During the 1930s and 40s, several excavation projects were undertaken at Wupatki pueblo by the Museum of Northern Arizona, and the artifacts uncovered are in the Museum's or the monument's collections. Archeology was a young field of study at that time, and it was felt that in order to gain public support for archeological projects, pueblos such as Wupatki should be restored. In 1933-34 about 37 rooms were excavated and stabilized, the community room was reconstructed, and several rooms were reconstructed and roofed. One room was made into a small museum and headquarters, and two others were converted into living quarters for the custodian and his wife.
Stabilization differs from reconstruction in that it involved repair of existing wall only. Stabilization efforts include bracing weak walls, remortaring walls where the original mortar has eroded away, and capping walls with mortar to prevent water from seeping into their interior. When the first stabilization work was done in the 1930s, concrete mortar was used. Mortar today is mush, like the clay mortar used originally. Stabilization is an ongoing project and is necessary to prevent the pueblos from deteriorating further.

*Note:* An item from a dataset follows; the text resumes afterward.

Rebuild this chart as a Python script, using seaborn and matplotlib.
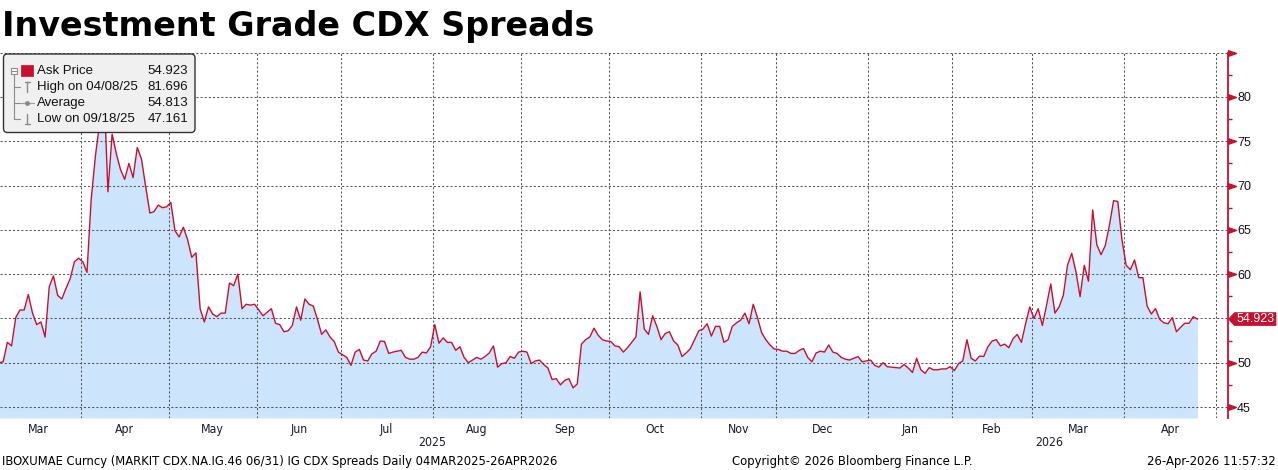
import numpy as np
import pandas as pd
import matplotlib
matplotlib.use("Agg")
import matplotlib.pyplot as plt
import matplotlib.transforms as mtransforms
from matplotlib.lines import Line2D
from matplotlib.patches import FancyBboxPatch, Rectangle, Polygon
import seaborn as sns

# IG CDX ask price, one value per trading day
mar25 = [50.0, 50.1, 52.3, 51.9, 55.1, 55.95, 55.95, 57.7, 55.6, 54.3, 54.6, 52.9, 58.6, 59.8,
         57.6, 57.2, 58.4, 59.5, 61.4, 61.8]
apr25 = [61.4, 60.2, 68.4, 73.3, 77.0, 81.696, 69.3, 75.8, 73.6, 71.8, 70.7, 72.5, 70.9, 74.3,
         73.0, 69.9, 66.9, 67.05, 67.8, 67.5, 67.6]
may25 = [68.1, 64.9, 64.2, 65.3, 63.9, 61.9, 62.4, 56.1, 54.6, 56.3, 55.5, 55.2, 55.6, 55.6,
         59.0, 58.7, 60.0, 56.1, 56.6, 56.5, 56.6]
jun25 = [55.95, 55.3, 55.7, 56.1, 54.45, 54.3, 53.5, 53.6, 54.2, 56.3, 54.8, 57.2, 56.6, 56.4,
         54.9, 53.2, 53.7, 52.9, 52.4, 51.2]
jul25 = [50.9, 50.6, 49.7, 51.2, 51.5, 50.3, 50.2, 51.0, 51.3, 52.45, 52.4, 51.05, 51.2, 51.3,
         51.4, 50.6, 50.4, 50.4, 50.6, 51.2, 51.1, 51.8]
aug25 = [54.3, 52.2, 52.8, 52.3, 52.3, 51.4, 51.8, 50.6, 50.0, 50.3, 50.6, 50.4, 50.7, 51.1,
         51.9, 49.5, 49.9, 50.0, 50.7, 50.5, 51.2]
sep25 = [51.3, 51.2, 49.9, 50.2, 50.3, 49.8, 49.4, 48.1, 48.2, 47.5, 48.0, 48.2, 47.161, 47.6,
         52.1, 52.6, 52.9, 53.9, 53.1, 52.6, 52.45]
oct25 = [52.4, 51.9, 51.8, 51.2, 51.7, 52.3, 52.9, 58.0, 53.8, 53.2, 55.3, 54.1, 52.6, 53.3,
         53.5, 52.45, 52.0, 50.7, 51.1, 51.6, 52.6, 53.6]
nov25 = [53.8, 54.4, 53.0, 54.1, 54.1, 52.3, 52.6, 54.1, 54.5, 54.8, 55.6, 54.4, 56.6, 55.1,
         53.4, 52.6, 52.0, 51.55]
dec25 = [51.5, 51.3, 51.3, 51.05, 51.05, 51.4, 51.6, 50.6, 50.1, 51.1, 51.3, 51.2, 52.0, 51.2,
         51.05, 50.6, 50.4, 50.3, 50.5, 50.7, 50.1, 50.2]
jan26 = [50.3, 49.7, 49.5, 50.0, 49.55, 49.5, 49.45, 49.4, 49.8, 49.4, 48.9, 50.5, 49.2, 48.8,
         49.45, 49.2, 49.2, 49.3, 49.3, 49.55]
feb26 = [49.1, 49.9, 50.2, 52.6, 50.5, 50.2, 50.75, 50.7, 51.8, 52.45, 52.6, 51.9, 52.1, 51.7,
         52.7, 53.2, 52.3, 54.4, 56.3]
mar26 = [55.0, 56.1, 54.2, 56.5, 58.9, 55.6, 56.3, 57.6, 61.0, 62.35, 60.3, 57.45, 61.0, 59.2,
         67.25, 63.3, 62.2, 63.2, 65.5, 68.3, 68.2, 63.85]
apr26 = [61.0, 60.5, 61.6, 59.6, 59.6, 56.4, 55.5, 56.1, 54.9, 54.5, 54.4, 55.1, 53.5, 54.0,
         54.45, 54.45, 55.2, 54.923]

# days the CDX market was shut
holidays = ["2025-04-18", "2025-05-26", "2025-06-19", "2025-07-04", "2025-09-01",
            "2025-10-13", "2025-11-11", "2025-11-27", "2025-12-25", "2026-01-01",
            "2026-01-19", "2026-02-16"]

legend_rows = [("Ask Price", "54.923"), ("High on 04/08/25", "81.696"),
               ("Average", "54.813"), ("Low on 09/18/25", "47.161")]
last_price = 54.923

title = "Investment Grade CDX Spreads"
footer_left = "IBOXUMAE Curncy (MARKIT CDX.NA.IG.46 06/31) IG CDX Spreads Daily 04MAR2025-26APR2026"
footer_mid = "Copyright\u00a9 2026 Bloomberg Finance L.P."
footer_right = "26-Apr-2026 11:57:32"

values = mar25 + apr25 + may25 + jun25 + jul25 + aug25 + sep25 + oct25 + nov25 + dec25 + jan26 + feb26 + mar26 + apr26
dates = pd.bdate_range("2025-03-04", "2026-04-24", freq="C", holidays=holidays)
df = pd.DataFrame({"date": dates, "ask": values})
df["pos"] = np.arange(len(df))

# the x axis runs on trading days and a bit past the last print
cal = pd.DataFrame({"date": pd.bdate_range("2025-03-04", "2026-05-08", freq="C", holidays=holidays)})
cal["pos"] = np.arange(len(cal))
cal["month"] = cal["date"].dt.to_period("M")
months = cal.groupby("month")["pos"].agg(["min", "max"])

XMIN, XMAX = 0.24, 293.3
YMIN, YMAX = 43.76, 85

RED = "#c8102e"
FILL = "#cce4fc"
GRID = "#555555"
NARROW = ["Liberation Sans Narrow", "DejaVu Sans"]

sns.set_style("white")
plt.rcParams["font.family"] = ["Liberation Sans", "DejaVu Sans"]

W, H = 1278, 470
fig = plt.figure(figsize=(W / 100, H / 100), dpi=100)
ax = fig.add_axes([0, (H - 418) / H, 1228 / W, (418 - 52.7) / H])
PX = mtransforms.Affine2D().scale(1 / W, 1 / H) + fig.transFigure


def py(y):
    return H - y


ax.fill_between(df["pos"], df["ask"], YMIN, color=FILL, lw=0, zorder=1)
sns.lineplot(data=df, x="pos", y="ask", color=RED, lw=1.0, ax=ax, zorder=3)
ax.set_xlim(XMIN, XMAX)
ax.set_ylim(YMIN, YMAX)
ax.set_xlabel("")
ax.set_ylabel("")

# y axis on the right, red spine
majors = list(range(45, 86, 5))
ax.yaxis.tick_right()
ax.set_yticks(majors)
ax.set_yticklabels(["" if v in (55, 85) else str(v) for v in majors])
ax.set_yticks(np.arange(47.5, 85, 5), minor=True)
ax.tick_params(axis="y", which="major", length=0, pad=6.6, labelsize=9, labelcolor="#111111")
ax.tick_params(axis="y", which="minor", length=3, width=1, color=RED, direction="out")
for s in ["left", "top", "bottom"]:
    ax.spines[s].set_visible(False)
ax.spines["right"].set_color(RED)
ax.spines["right"].set_linewidth(1.3)

ytr = mtransforms.blended_transform_factory(ax.transAxes, ax.transData)
pennant = [(0, -0.35), (1, 0), (0, 0.35), (0, -0.35)]
ticks_shown = [v for v in majors if v != 55]
ax.plot([1] * len(ticks_shown), ticks_shown, ls="none", marker=pennant, ms=11.5,
        color=RED, transform=ytr, clip_on=False, zorder=5)

# month labels centred in each month, grid at month boundaries
shown = months[(months["min"] + months["max"]) / 2 < XMAX]
centers = ((shown["min"] + shown["max"]) / 2).to_numpy()
ax.set_xticks(centers)
ax.set_xticklabels(shown.index.strftime("%b"))
bounds = (months["min"].iloc[1:] - 0.5).to_numpy()
ax.set_xticks(bounds, minor=True)
ax.tick_params(axis="x", which="both", length=0, pad=3.5, labelcolor="#1a1a2e")
ax.set_axisbelow(False)
ax.grid(True, which="minor", axis="x", ls=(0, (2, 2)), color=GRID, lw=0.75)
ax.grid(True, which="major", axis="y", ls=(0, (2, 2)), color=GRID, lw=0.75)

# title
fig.text(2 / W, py(36) / H, title, fontsize=24, fontweight="bold", family="DejaVu Sans",
         va="baseline", ha="left", color="black")

# footer, fitted to the widths in the reference
r = fig.canvas.get_renderer()
foot = []
for txt, x, ha, target in [(footer_left, 2, "left", 559), (footer_mid, 852, "center", 241),
                           (footer_right, 1276, "right", 129)]:
    t = fig.text(x / W, py(461) / H, txt, ha=ha, va="center", family=NARROW,
                 fontstretch="condensed", fontsize=9, color="black")
    w = t.get_window_extent(renderer=r).width
    t.set_fontsize(9 * target / w)
    foot.append(t)
small = foot[0].get_fontsize()
for lab in ax.get_xticklabels():
    lab.set_family(NARROW)
    lab.set_fontstretch("condensed")
    lab.set_fontsize(small * 0.95)

years = cal.groupby(cal["date"].dt.year)["pos"].min()
ytx = mtransforms.blended_transform_factory(ax.transData, fig.transFigure)
for yr, xc in [("2025", (years[2025] + years[2026] - 1) / 2), ("2026", (years[2026] + XMAX) / 2)]:
    ax.text(xc, py(443) / H, yr, transform=ytx, ha="center", va="center", family=NARROW,
            fontstretch="condensed", fontsize=small * 0.95, color="#1a1a2e")

# last price tag on the axis
tip = ytr.transform((1, last_price))
tag_tr = mtransforms.Affine2D().translate(tip[0], tip[1])
tag = Polygon([(0.5, 0), (6.5, 6.5), (48, 6.5), (48, -6.5), (6.5, -6.5)], closed=True,
              fc=RED, ec=RED, lw=0.5, transform=tag_tr, zorder=6)
fig.add_artist(tag)
fig.text(tip[0] / W + 27.5 / W, tip[1] / H, f"{last_price:.3f}", ha="center", va="center",
         color="white", fontsize=9, zorder=7)

# legend box in the top-left corner
box = FancyBboxPatch((3.5, py(132.5)), 191.5, 78.5, boxstyle="round,pad=0,rounding_size=4",
                     fc="#f0f0f0", ec="#333333", lw=1, transform=PX, zorder=4)
fig.add_artist(box)
gray = "#8a8a8a"
fig.add_artist(Line2D([14, 14], [py(73.5), py(119)], color=gray, lw=0.8, transform=PX, zorder=5))
for yy in (86.7, 103.3, 119):
    fig.add_artist(Line2D([14, 19.5], [py(yy), py(yy)], color=gray, lw=0.8, transform=PX, zorder=5))
fig.add_artist(Rectangle((11, py(74)), 6, 6.5, fc="white", ec=gray, lw=0.8, transform=PX, zorder=5))
fig.add_artist(Line2D([12.3, 15.7], [py(70.8), py(70.8)], color=gray, lw=0.8, transform=PX, zorder=6))
fig.add_artist(Rectangle((21, py(76)), 12, 11, fc=RED, ec=RED, lw=0.5, transform=PX, zorder=5))
fig.add_artist(Line2D([27, 27], [py(81.5), py(92)], color=gray, lw=1, transform=PX, zorder=5))
fig.add_artist(Line2D([24.5, 29.5], [py(81.5), py(81.5)], color=gray, lw=1, transform=PX, zorder=5))
fig.add_artist(Line2D([20.5, 33.5], [py(103.3), py(103.3)], color="#a0a0a0", lw=0.9,
                      transform=PX, zorder=5))
fig.add_artist(Line2D([27], [py(103.3)], color=gray, marker="o", ms=2.5, transform=PX, zorder=6))
fig.add_artist(Line2D([27, 27], [py(113.5), py(124)], color=gray, lw=1, transform=PX, zorder=5))
fig.add_artist(Line2D([24.5, 29.5], [py(124), py(124)], color=gray, lw=1, transform=PX, zorder=5))
for i, (lab, val) in enumerate(legend_rows):
    yy = py(71 + i * 16.1) / H
    fig.text(37 / W, yy, lab, ha="left", va="center", fontsize=9.5, color="#111111", zorder=6)
    fig.text(188 / W, yy, val, ha="right", va="center", fontsize=9.5, color="#111111", zorder=6)

fig.savefig("out.png", dpi=100, facecolor="white")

In 1952-53 about 18 more rooms were excavated which had been covered with ten to fourteen feet of rubble; the artifacts found from this work are in the Western Archeological and Conservation Center in Tucson. At this time there was a change in National Park Service policy stressing preservation rather than restoration. Because it is impossible to know exactly how a pueblo appeared prehistorically, reconstruction may present an erroneous or unauthentic representation of the structure's original form. Most of the 1933–34 restorations were removed. All the rooms were stabilized at this time, and the drainage system was renovated to prevent erosion. In 1965 the Wupatki ball court was excavated and reconstructed because the few remaining wall segments were inadequate to contain the loose cinders of the wall core.
Current preservation involves annual stabilization of walls, condition monitoring of both the pueblo structure and the surrounding hillsides, invasive plant removal, and trail maintenance.